I must have had this in mind when I ran across this image on Retronaut. Because the sound of a card catalog—the squeak of the drawer, the slight ruffle of the stiff paper, the sliding noise as a card is pulled from the file—is almost certainly on the endangered list. (To say nothing of everything else in the picture.)
March 10, 2014 | by Sadie Stein
Sometimes I like to think about what kind of sounds the people of a hundred or seventy-five years ago might have taken for granted, and those that are new—like the rattle of that stiff cereal bag, or a waking computer, of course—and those that will be extinct in our lifetime. When you play this game, you can catalog all the small elements of the sound track of a moment, and, because our knowledge is historical, place yourself in the larger context of all human existence. Or something. Anyway, it’s fun.
The Pop Chart Lab has just released a new chart, this one titled A Visual Compendium of Typewriters. It features sixty hand-drawn machines, ranging from the 1870 Hammond to ornate Triumphs to the sleek Smith-Coronas of the 1960s. I thought of sending it to my dad, who is a typewriter enthusiast—although he recently lent out the bulk of his collection to the Paris Review offices. He is trying to divest himself of stuff; both my parents are. But there are still a few typewriters here, at their house, and I spent a little while typing on them this morning.
A few years ago, my father gave me a very beautiful typewriter—an olive-hued second-model Royal Portable. At the time, he sent me the following note:
I forgot to ask how you like the typewriter. I thought it was the best in my collection; not just the most attractive, but the one with the crispest action and, hardly to be underestimated, the most satisfying sound. In fact, all of this was confirmed by my just-concluded visit with the gentlemanly proprietor of Gramercy Office Equipment, apparently the last old-time typewriter repair shop in the city. (I went to him with my Olivetti Valentine, a machine so gorgeous it is in MoMA’s permanent collection, but one with a tendency to fall apart even when less harshly treated than was mine.) In any case, he had two Royals like yours on display, only in brown and blue. I told the guy and his son (his only employee) that we had a green one and they were suitably impressed, going on about its merits. I also procured from them a ribbon for the machine, and they said that if you had any difficulty installing it, you should bring it by. You might wish to do so anyway, because the place is the last of a dying breed, and should you be so inclined, they’ll talk old typewriters forever.
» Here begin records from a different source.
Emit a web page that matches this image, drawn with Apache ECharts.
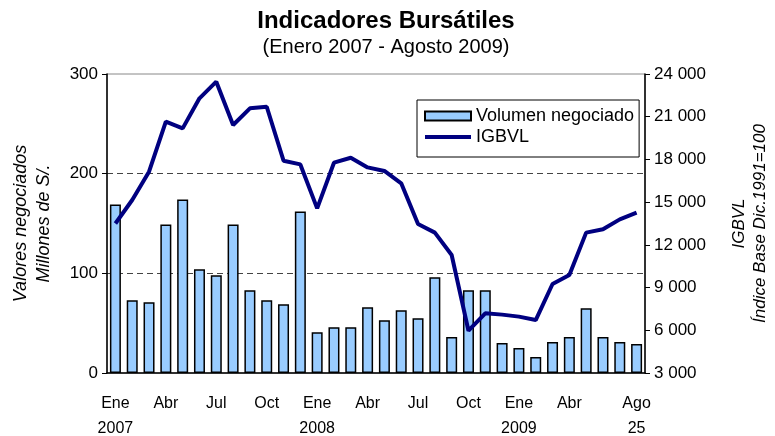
<!DOCTYPE html>
<html>
<head>
<meta charset="utf-8">
<script src="https://cdn.jsdelivr.net/npm/echarts@6/dist/echarts.min.js"></script>
<style>
	html, body { margin: 0; padding: 0; background: #fff; }
	#chart { width: 775px; height: 436px; }
</style>
</head>
<body>
<div id="chart"></div>
<script>
// months Ene 2007 - Ago 2009
var months = ["Ene", "Feb", "Mar", "Abr", "May", "Jun", "Jul", "Ago", "Set", "Oct", "Nov", "Dic",
	"Ene", "Feb", "Mar", "Abr", "May", "Jun", "Jul", "Ago", "Set", "Oct", "Nov", "Dic",
	"Ene", "Feb", "Mar", "Abr", "May", "Jun", "Jul", "Ago"];
var years = ["2007", "", "", "", "", "", "", "", "", "", "", "",
	"2008", "", "", "", "", "", "", "", "", "", "", "",
	"2009", "", "", "", "", "", "", "25"];
var labelIdx = [0, 3, 6, 9, 12, 15, 18, 21, 24, 27, 31];

var volumen = [169, 73, 71, 149, 174, 104, 98, 149, 83, 73, 69, 162,
	41, 46, 46, 66, 53, 63, 55, 96, 36, 83, 83, 30,
	25, 16, 31, 36, 65, 36, 31, 29];
var igbvl = [13500, 15150, 17140, 20650, 20180, 22290, 23460, 20420, 21590, 21700, 17910, 17650,
	14560, 17770, 18120, 17440, 17190, 16320, 13460, 12860, 11290, 5970, 7190, 7100,
	6960, 6720, 9250, 9880, 12860, 13090, 13790, 14260];

var font = "Liberation Sans";
var chart = echarts.init(document.getElementById("chart"));

chart.setOption({
	animation: false,
	textStyle: { fontFamily: font, color: "#000" },
	title: {
		text: "Indicadores Bursátiles",
		subtext: "(Enero 2007 - Agosto 2009)",
		left: 381,
		textAlign: "center",
		top: 4,
		itemGap: 4,
		textStyle: { fontFamily: font, fontSize: 24, fontWeight: "bold", color: "#000" },
		subtextStyle: { fontFamily: font, fontSize: 20, color: "#000" }
	},
	legend: {
		orient: "vertical",
		left: 417,
		top: 100,
		padding: [6, 5, 10, 6],
		itemGap: 1,
		itemWidth: 46,
		itemHeight: 9,
		backgroundColor: "#fff",
		borderColor: "#000",
		borderWidth: 1,
		textStyle: { fontFamily: font, fontSize: 18, color: "#000", lineHeight: 20 },
		data: [
			{ name: "Volumen negociado", icon: "rect" },
			{ name: "IGBVL", itemStyle: { opacity: 0 }, lineStyle: { width: 4 } }
		]
	},
	grid: {
		left: 107, right: 130, top: 74, bottom: 63,
		outerBoundsMode: "none",
		show: true, borderColor: "#888", borderWidth: 1
	},
	xAxis: {
		type: "category",
		data: months,
		axisLine: { lineStyle: { color: "#000", width: 1.5 } },
		axisTick: { show: false },
		axisLabel: {
			interval: function (i) { return labelIdx.indexOf(i) >= 0; },
			formatter: function (v, i) { return v + "\n" + years[i]; },
			fontFamily: font,
			fontSize: 16,
			color: "#000",
			lineHeight: 25,
			margin: 18
		}
	},
	yAxis: [
		{
			type: "value",
			min: 0,
			max: 300,
			interval: 100,
			name: "Valores negociados\nMillones de S/.",
			nameLocation: "middle",
			nameRotate: 90,
			nameGap: 52,
			nameTextStyle: { fontFamily: font, fontSize: 18, fontStyle: "italic", color: "#000", lineHeight: 23 },
			axisLine: { show: true, lineStyle: { color: "#000", width: 1.5 } },
			axisTick: { show: true, length: 5, lineStyle: { color: "#000" } },
			axisLabel: { fontFamily: font, fontSize: 17, color: "#000", margin: 9 },
			splitLine: {
				show: true,
				showMinLine: false,
				showMaxLine: false,
				lineStyle: { color: "#444", type: [6, 4], width: 1 }
			}
		},
		{
			type: "value",
			min: 3000,
			max: 24000,
			interval: 3000,
			name: "IGBVL\nÍndice Base Dic.1991=100",
			nameLocation: "middle",
			nameRotate: 90,
			nameGap: 84,
			nameTextStyle: { fontFamily: font, fontSize: 17, fontStyle: "italic", color: "#000", lineHeight: 21 },
			axisLine: { show: true, lineStyle: { color: "#000", width: 1.5 } },
			axisTick: { show: true, length: 5, lineStyle: { color: "#000" } },
			axisLabel: {
				fontFamily: font,
				fontSize: 17,
				color: "#000",
				margin: 9,
				formatter: function (v) {
					return String(v).replace(/\B(?=(\d{3})+(?!\d))/g, " ");
				}
			},
			splitLine: { show: false }
		}
	],
	series: [
		{
			name: "Volumen negociado",
			type: "bar",
			yAxisIndex: 0,
			barWidth: 11,
			itemStyle: { color: "#99ccff", borderColor: "#000", borderWidth: 1.5 },
			data: volumen
		},
		{
			name: "IGBVL",
			type: "line",
			yAxisIndex: 1,
			symbol: "none",
			lineStyle: { color: "#000080", width: 4 },
			itemStyle: { color: "#000080" },
			data: igbvl
		}
	]
});
</script>
</body>
</html>
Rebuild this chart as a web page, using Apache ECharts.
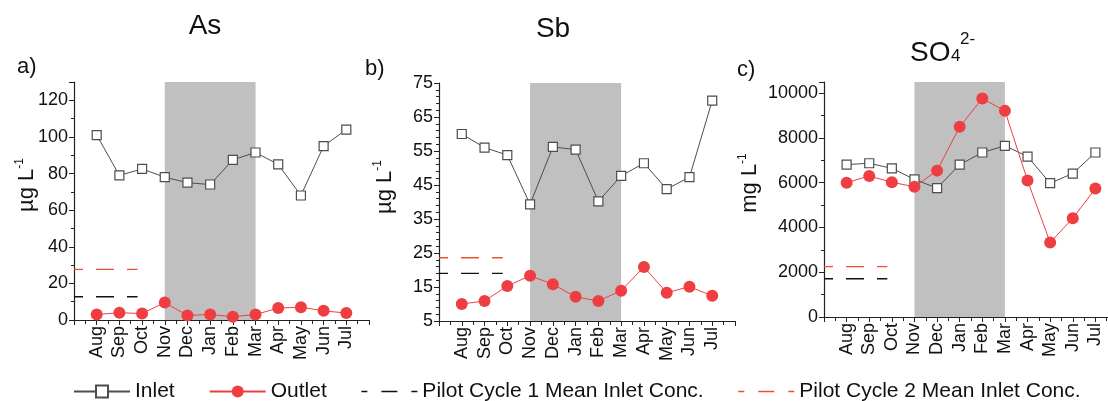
<!DOCTYPE html>
<html>
<head>
<meta charset="utf-8">
<script src="https://cdn.jsdelivr.net/npm/echarts@6/dist/echarts.min.js"></script>
<style>
  html, body { margin: 0; padding: 0; background: #fff; }
  #main { width: 1108px; height: 401px; }
</style>
</head>
<body>
<div id="main"></div>
<script>
// months along the x axis (Aug .. Jul)
var months = ['Aug', 'Sep', 'Oct', 'Nov', 'Dec', 'Jan', 'Feb', 'Mar', 'Apr', 'May', 'Jun', 'Jul'];

// a) As, ug/L
var asInlet = [101, 79, 82.5, 78, 75, 74, 87.5, 91.5, 85, 68, 95, 104];
var asOutlet = [3, 4, 3.5, 9.5, 2.5, 3, 1.8, 3, 6.5, 7, 5, 3.8];
// b) Sb, ug/L
var sbInlet = [60, 56, 53.8, 39.3, 56.2, 55.4, 40.2, 47.7, 51.4, 43.8, 47.3, 69.8];
var sbOutlet = [10, 10.9, 15.3, 18.3, 15.8, 12.1, 10.9, 13.9, 20.9, 13.3, 15.1, 12.4];
// c) SO4, mg/L
var so4Inlet = [6810, 6870, 6640, 6150, 5760, 6810, 7350, 7650, 7170, 5980, 6410, 7350];
var so4Outlet = [6000, 6300, 6020, 5820, 6540, 8500, 9760, 9210, 6100, 3330, 4410, 5740];

// pilot means per panel (As, Sb, SO4)
var cycle1Mean = [12.7, 19, 1710];
var cycle2Mean = [27.6, 23.6, 2250];

// shaded months (Nov .. Mar)
var shadeFrom = 'Nov', shadeTo = 'Mar';

var FONT = 'Liberation Sans, Arial, sans-serif';
var RED = '#ef3e42';
var GREY = '#4d4d4d';
var MEAN_END = 2.8;   // dashed mean lines stop just before Oct

var panels = [
  { inlet: asInlet, outlet: asOutlet, min: 0, max: 130, interval: 20, minor: 2, showMax: false,
    grid: { left: 74, top: 82, width: 295, height: 238 } },
  { inlet: sbInlet, outlet: sbOutlet, min: 5, max: 75, interval: 10, minor: 5, showMax: true,
    grid: { left: 439, top: 83, width: 296, height: 238 } },
  { inlet: so4Inlet, outlet: so4Outlet, min: 0, max: 10500, interval: 2000, minor: 2, showMax: false,
    grid: { left: 824, top: 82, width: 294, height: 235 } }
];

function pts(arr) {
  return arr.map(function (v, i) { return [i + 1, v]; });
}

var grids = [], xAxes = [], yAxes = [], series = [];
panels.forEach(function (p, k) {
  var g = p.grid;
  grids.push({ left: g.left, top: g.top, width: g.width, height: g.height,
    containLabel: false, outerBoundsMode: 'none' });
  xAxes.push({
    gridIndex: k, type: 'value', min: 0, max: 13, interval: 1,
    splitLine: { show: false },
    axisLine: { lineStyle: { color: '#222', width: 1.2 } },
    axisTick: { inside: false, length: 5, lineStyle: { color: '#222' } },
    minorTick: { show: true, splitNumber: 2, length: 4, lineStyle: { color: '#222' } },
    axisLabel: {
      rotate: 90, margin: 6, color: '#111', fontFamily: FONT, fontSize: 18,
      showMinLabel: true, showMaxLabel: true,
      formatter: function (v) { return months[v - 1] || ''; }
    }
  });
  yAxes.push({
    gridIndex: k, type: 'value', min: p.min, max: p.max, interval: p.interval,
    splitLine: { show: false },
    axisLine: { show: true, lineStyle: { color: '#222', width: 1.2 } },
    axisTick: { show: true, length: 5, lineStyle: { color: '#222' } },
    minorTick: { show: true, splitNumber: p.minor, length: 3, lineStyle: { color: '#222' } },
    axisLabel: {
      color: '#111', fontFamily: FONT, fontSize: 18, margin: 6, showMaxLabel: p.showMax,
      formatter: function (v) { return String(v); }
    }
  });
  series.push({
    name: 'Inlet', type: 'line', xAxisIndex: k, yAxisIndex: k,
    data: pts(p.inlet), symbol: 'rect', symbolSize: 9,
    lineStyle: { color: GREY, width: 1 },
    itemStyle: { color: '#fff', borderColor: GREY, borderWidth: 1.2 },
    markArea: {
      silent: true,
      itemStyle: { color: '#c0c0c0', opacity: 1 },
      data: [[
        { xAxis: months.indexOf(shadeFrom) + 1, yAxis: p.min },
        { xAxis: months.indexOf(shadeTo) + 1, yAxis: p.max }
      ]]
    },
    z: 3
  });
  series.push({
    name: 'Outlet', type: 'line', xAxisIndex: k, yAxisIndex: k,
    data: pts(p.outlet), symbol: 'circle', symbolSize: 12,
    lineStyle: { color: RED, width: 1 },
    itemStyle: { color: RED },
    z: 4
  });
  series.push({
    name: 'Pilot Cycle 1 Mean Inlet Conc.', type: 'line', xAxisIndex: k, yAxisIndex: k,
    data: [[0, cycle1Mean[k]], [MEAN_END, cycle1Mean[k]]], symbol: 'none',
    lineStyle: { color: '#111', width: 1.3, type: [18, 13], dashOffset: 9 },
    itemStyle: { color: '#111' },
    z: 3
  });
  series.push({
    name: 'Pilot Cycle 2 Mean Inlet Conc.', type: 'line', xAxisIndex: k, yAxisIndex: k,
    data: [[0, cycle2Mean[k]], [MEAN_END, cycle2Mean[k]]], symbol: 'none',
    lineStyle: { color: '#f05030', width: 1.3, type: [18, 13], dashOffset: 9 },
    itemStyle: { color: '#f05030' },
    z: 3
  });
});

function txt(x, y, s, size, extra) {
  var o = { type: 'text', x: x, y: y, silent: true,
    style: { text: s, fill: '#111', font: size + 'px ' + FONT, align: 'left', verticalAlign: 'alphabetic' } };
  if (extra) { for (var key in extra) o.style[key] = extra[key]; }
  return o;
}

function yName(x, y, unit) {
  return {
    type: 'text', x: x, y: y, rotation: Math.PI / 2, silent: true,
    style: {
      text: '{u|' + unit + '}{s|-1}', align: 'center', verticalAlign: 'middle',
      rich: {
        u: { fontFamily: FONT, fontSize: 22, fill: '#111', lineHeight: 24, verticalAlign: 'bottom' },
        s: { fontFamily: FONT, fontSize: 12, fill: '#111', lineHeight: 12, verticalAlign: 'top' }
      }
    }
  };
}

var graphics = [
  txt(205, 26, 'As', 28, { align: 'center', verticalAlign: 'middle' }),
  txt(553, 29, 'Sb', 28, { align: 'center', verticalAlign: 'middle' }),
  txt(910, 39, 'SO', 28),
  txt(951, 48, '4', 17),
  txt(960, 31, '2-', 17),
  txt(17, 67, 'a)', 22, { verticalAlign: 'middle' }),
  txt(365, 69, 'b)', 22, { verticalAlign: 'middle' }),
  txt(737, 70, 'c)', 22, { verticalAlign: 'middle' }),
  yName(26, 185, 'µg L'),
  yName(384, 187, 'µg L'),
  yName(749, 183, 'mg L')
];

// legend dash: short - long - short
var legendDash = { type: [16, 14], dashOffset: 10, width: 1.3 };

var chart = echarts.init(document.getElementById('main'), null, { renderer: 'canvas' });
chart.setOption({
  backgroundColor: '#fff',
  animation: false,
  grid: grids,
  xAxis: xAxes,
  yAxis: yAxes,
  series: series,
  graphic: graphics,
  legend: {
    left: 68, top: 376, itemWidth: 56, itemHeight: 15, itemGap: 34,
    textStyle: { fontFamily: FONT, fontSize: 21, color: '#111' },
    data: [
      'Inlet',
      'Outlet',
      { name: 'Pilot Cycle 1 Mean Inlet Conc.', itemStyle: { opacity: 0 }, lineStyle: legendDash },
      { name: 'Pilot Cycle 2 Mean Inlet Conc.', itemStyle: { opacity: 0 }, lineStyle: legendDash }
    ]
  }
});
</script>
</body>
</html>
They’re right across from your old stomping grounds at the Flatiron, at 174 Fifth Ave, between 22nd and 23rd, 4th floor.
If you go to that typewriter repair shop my dad recommended, you will hear a cacophony of typewriter sounds—a living anachronism. It’s not for effect, or to create the illusion of age like the ersatz sepia patina on a highball-slinging new bar, but because the machines are being serviced, and oiled, and tested, and tweaked, and there is nowhere else for them to go. Somehow, those sounds give me a greater chill than they would if the typewriters were being used in some attempt to evoke an earlier time; the functionality and utility of the sound is what is transporting.
“At the typewriter you find out who you are,” said that seriocomic sage of Washington State, Tom Robbins. Maybe; I hope not. But I recommend pecking away as a form of therapy if you are feeling overwhelmed. There is a reason the mechanism of the keys is called “action”—and sometimes taking action, however small, is very comforting. Even if, like me, you cannot really type.